MC24: Damit haben Sie jetzt vor allem die beiden positiven Beispiele herausgestellt, die funktionieren. Meist wird aber doch eine oberflächliche Handlung um die Trendmusik einer Zeit gestrickt.

AG: Gerade bei ‚Mamma Mia!‘ war es eine große Überraschung. Ich habe Geschichten gehört, nach denen es ursprünglich in London nur für einige Wochen angesetzt war. Damit ,dass es jahrelang erfolgreich läuft, hat keiner wirklich gerechnet.

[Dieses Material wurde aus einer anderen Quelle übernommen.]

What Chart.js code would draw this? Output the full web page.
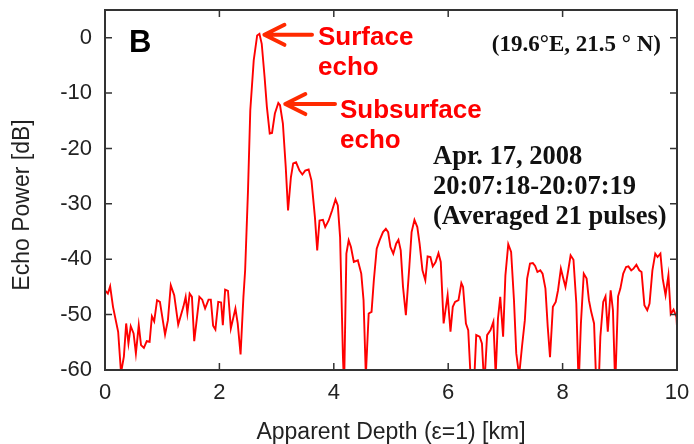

Natürlich gab es dann Versuche, an diesen Erfolg anzuknüpfen, aber ich denke, dass das einfach Trends sind und das Thema Compilationshows jetzt auch lang genug ausgeschlachtet wurde. Ich sehe, dass es schon wieder einen Trend zu anderen Musicals gibt mit Geschichten und einer eigenen Musik. Während nach den Compilationshows erst einmal die Comedy-Musicals in waren, wie ‚Spamalot‘, ‚The Producers‘ oder ‚Der Schuh des Manitu‘, sind wir doch wieder auf dem Weg uns zurück zum Drama Musical und Buch-Musical (book musical) zu entwickeln. Und für mich geht der Trend klar in die Richtung, Menschen wie Du und ich auf der Bühne zu haben, nicht mit bekannten Liedern, sondern mit Original-Musik. Figuren, die man nachvollziehen kann, jetzt gar nicht große literarische Vorbilder wie ‚Das Phantom der Oper‘ oder ‚Les Misérables‘, sondern mit der Tendenz zu Alltagsfiguren und eigener extra dafür komponierter Musik.

In diesem Sinne finde ich die Pionierarbeit der Thuner Seespiele sehr lobenswert. Dass man sich nicht nur auf die bestehenden Musicals verlässt – es werden sicher auch wieder Klassiker kommen – sondern es wagt, Eigenes zu machen. Ich freue mich, dass man an dem Kartenverkauf von ‚Dällebach Kari‘ sieht, dass sich der Mut gelohnt hat.

MC24: Demnach ist die Produktion zufrieden.

AG: Absolut, ja. Wir hatten noch nicht Premiere und es sind schon 80 oder 85% der Karten verkauft. Finanziell sind die Kollegen schon einmal zufrieden. Nach unserer ersten Voraufführung kamen sogar eine große Anzahl positiver Rückmeldungen in Form von E-Mails an die Thuner Seespiele, in denen sich Zuschauer für den tollen Theaterabend bedankt haben. Jetzt müssen wir nur noch den Mittwoch und damit unsere Premiere glücklich über die Bühne bringen.

Dafür von Herzen toi-toi-toi und vielen Dank für die spannenden Einblicke in das Schweizer Musical.